Tokyo Electric Power Co. (9501) surged in Tokyo trading after a report said the company will accept 1 trillion yen ($13 billion) as part of an effective government takeover to save it from collapse after the Fukushima disaster.
Tepco rose as much as 12 percent, the most since Jan. 10, to 227 yen and was at 219 yen at 10:12 a.m. It’s the biggest gain among members of the Nikkei 225 Stock Average. Tepco is down about 90 percent since the day before an earthquake and tsunami caused reactor meltdowns at its Fukushima Dai-Ichi plant last March, wiping almost $40 billion off its market value.
“Tepco’s management has probably realized the company can’t carry on unless it accepts the government’s capital,” Takashi Aoki, who helps manage 120 billion yen at Tokyo-based Mizuho Asset Management Co., said by phone today. The utility’s management may have come to that realization after criticism from the government over its plans to raise electricity rates for households to ensure its survival, Aoki said.

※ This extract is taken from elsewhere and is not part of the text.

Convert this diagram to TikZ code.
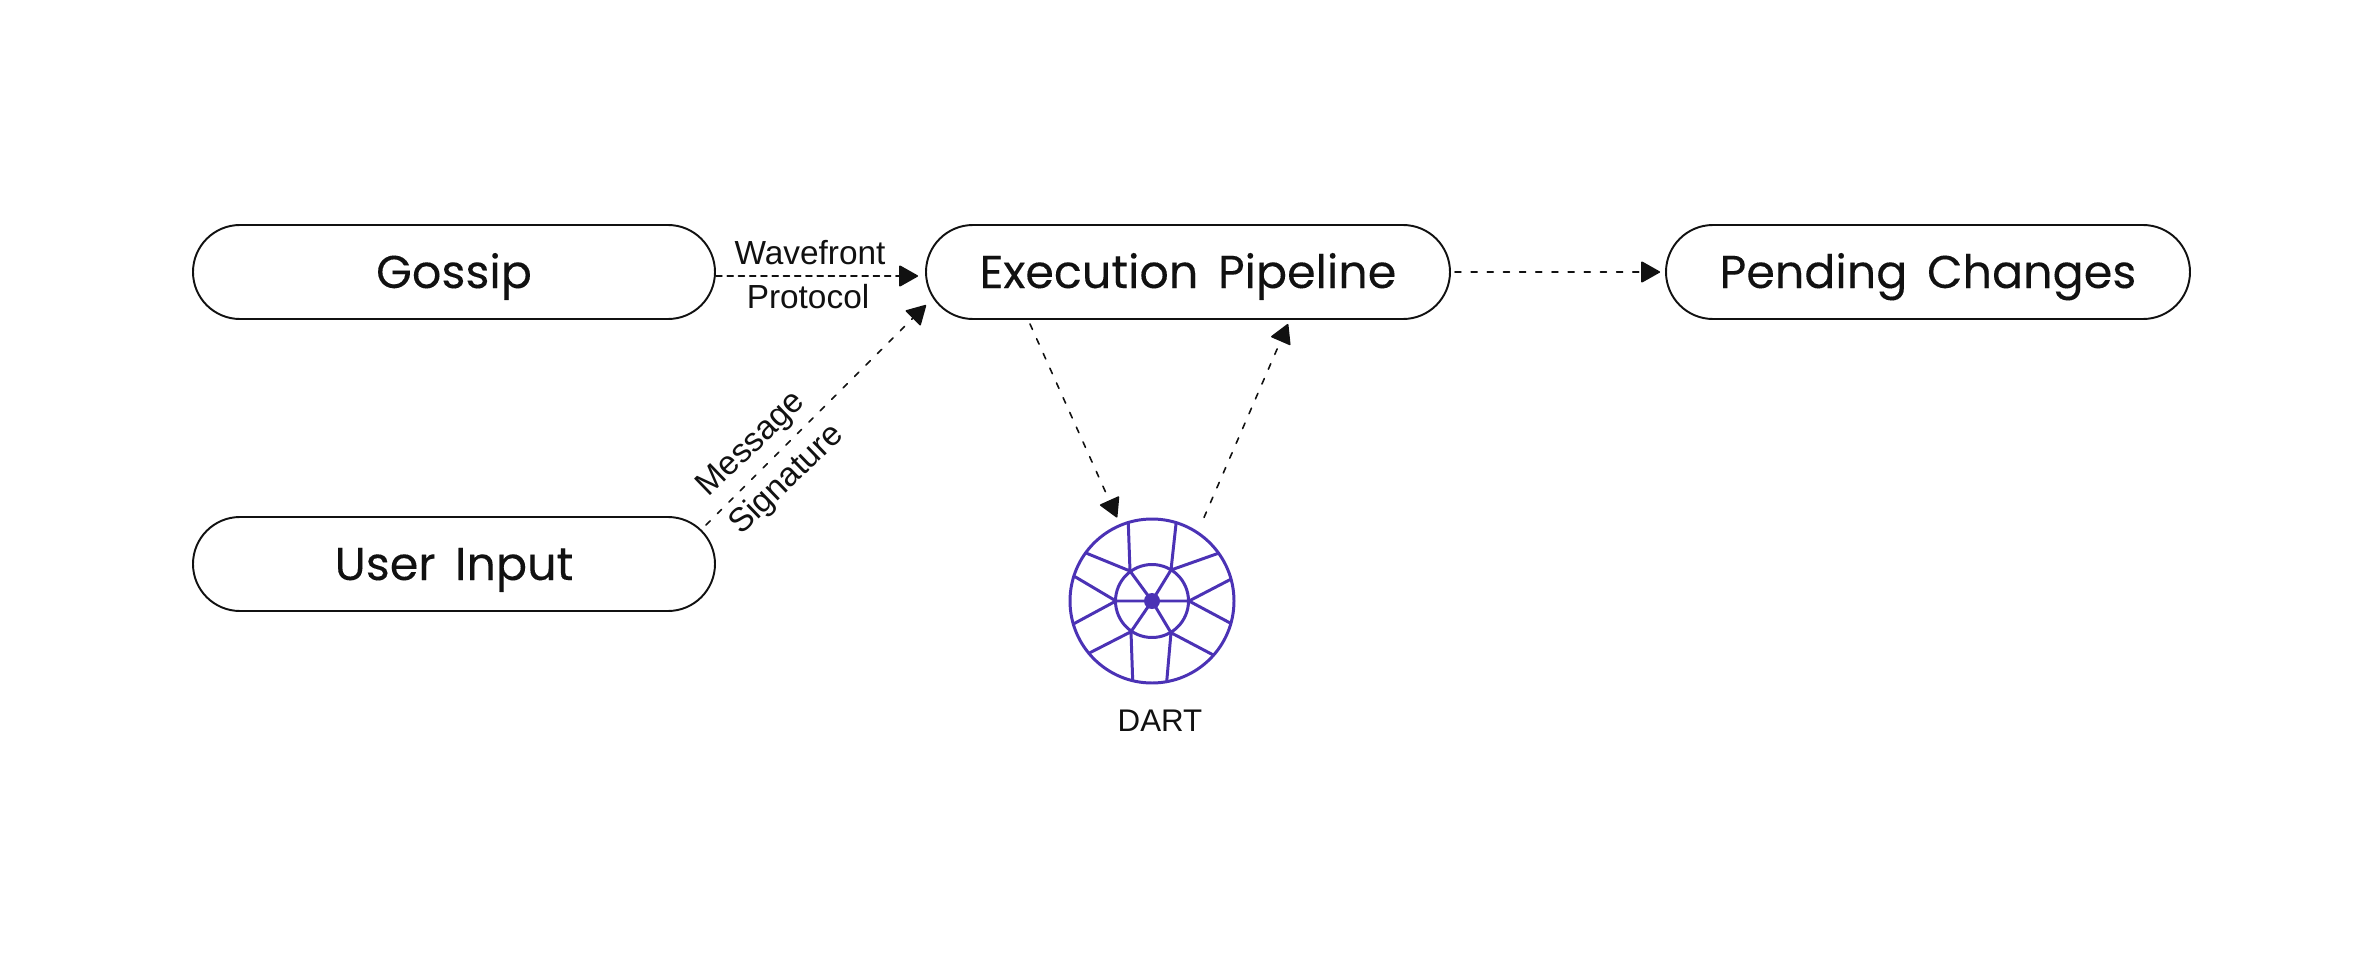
\documentclass[tikz,border=0pt]{standalone}
\usepackage{fontspec}
\setmainfont{Liberation Sans}
\newfontfamily\boxfont[WordSpace=1.6,FakeBold=0.15]{Poppins}
\usetikzlibrary{arrows.meta,calc}
\definecolor{ink}{HTML}{111111}
\definecolor{dartblue}{HTML}{4B32B5}
\tikzset{
  pill/.style={draw=ink,line width=0.55pt,rectangle,rounded corners=0.47cm,minimum width=5.24cm,minimum height=0.94cm,inner sep=0pt,text=ink,text height=0.32cm,text depth=0pt,font=\boxfont\fontsize{13.1}{16}\selectfont},
  tag/.style={text=ink,inner sep=0pt,font=\fontsize{9.5}{11}\selectfont},
  flow/.style={draw=ink,line width=0.45pt,dash pattern=on 1.7pt off 1.5pt,-{Triangle[length=5.6pt,width=6.2pt,round]}},
  flowlong/.style={flow,dash pattern=on 1.7pt off 2.9pt},
  spoke/.style={draw=dartblue,line width=0.85pt}
}
\begin{document}
\begin{tikzpicture}[line join=round,line cap=round]
\useasboundingbox (0,0) rectangle (23.8,9.6);
\node[pill,minimum width=5.22cm] (gossip) at (4.54,6.88) {Gossip};
\node[pill] (exec) at (11.88,6.88) {Execution Pipeline};
\node[pill] (pending) at (19.28,6.88) {Pending Changes};
\node[pill,minimum width=5.22cm] (user) at (4.54,3.96) {User Input};
\node[spoke,circle,minimum size=1.64cm,inner sep=0pt] (dart) at (11.52,3.59) {};
\node[tag,font=\fontsize{8.9}{11}\selectfont] (dartlabel) at (11.60,2.39) {DART};
\node[tag] (wave) at (8.10,7.07) {Wavefront};
\node[tag] (proto) at (8.08,6.63) {Protocol};
\node[tag,rotate=44] (msg) at (7.52,5.15) {Message};
\node[tag,rotate=44] (sig) at (7.87,4.80) {Signature};
\draw[flow] (gossip.east)++(0,-0.04) -- ([shift={(-0.07,-0.04)}]exec.west);
\draw[flowlong] ([shift={(-0.10,-0.09)}]user.north east) -- ([shift={(0.01,-0.81)}]exec.north west);
\draw[flowlong] ([shift={(-1.58,-0.04)}]exec.south) -- ([xshift=-0.35cm]dart.north);
\draw[flowlong] ([xshift=0.52cm]dart.north) -- ([shift={(1.00,-0.04)}]exec.south);
\draw[flowlong] ([xshift=0.04cm]exec.east) -- ([xshift=-0.05cm]pending.west);
% wheel
\begin{scope}[shift={(dart.center)}]
\draw[spoke] (0,0) circle (0.365);
\fill[dartblue] (0,0) circle (0.08);
\foreach \x/\y/\p/\q/\r/\s in {-.22/.30/-.237/.777/-.653/.477,.19/.31/.24/.77/.663/.477,.37/0/.787/.217/.787/-.223,.19/-.317/.613/-.54/.147/-.807,-.21/-.307/-.193/-.797/-.62/-.517,-.36/0/-.77/.243/-.787/-.23}{\draw[spoke] (0,0)--(\x,\y) (\p,\q)--(\x,\y)--(\r,\s);}
\end{scope}
\end{tikzpicture}
\end{document}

The utility is in talks with the government-backed Nuclear Damage Liability Facilitation Fund on the size of the stake it will take, the Yomiuri newspaper reported today, citing unidentified people familiar with the matter. Tepco wants to keep the fund’s voting rights below 50 percent by using preferred shares while the government aims to obtain more than two-thirds, the Yomiuri said.
The utility is relying on handouts from the government, which estimates Tepco faces 4.5 trillion yen in compensation claims by March next year. The radiation release from the meltdowns, the worst since Chernobyl, forced 160,000 people to flee their homes and damaged farming, forestry and fisheries businesses.
The compensation fund plans to inject 1 trillion yen in capital into Tepco during the year ending March 2013, the Nikkei newspaper reported today, without saying how it got the information. Banks will offer another 1 trillion yen in loans in June, the report said.
Tepco may return to profit in the year ending March 2014 and resume bond sales at a later date, the Nikkei reported. The estimates outlined in the plan assume the utility will raise electricity rates for households by 10 percent in October and restart reactors at its Kashiwazaki Kariwa nuclear plant after March next year, the Nikkei said.
Tepco is in talks with three Japanese banks and the government-backed fund to raise loans, two people with knowledge of the negotiations said earlier this month. The banks will lend 1 trillion yen to Tepco and 1 trillion yen to the fund, which would use the money to buy the utility’s shares, the people said.
The government is assuming the effective nationalization of the utility may last for as long as 10 years, the Asahi newspaper reported today, without citing anyone.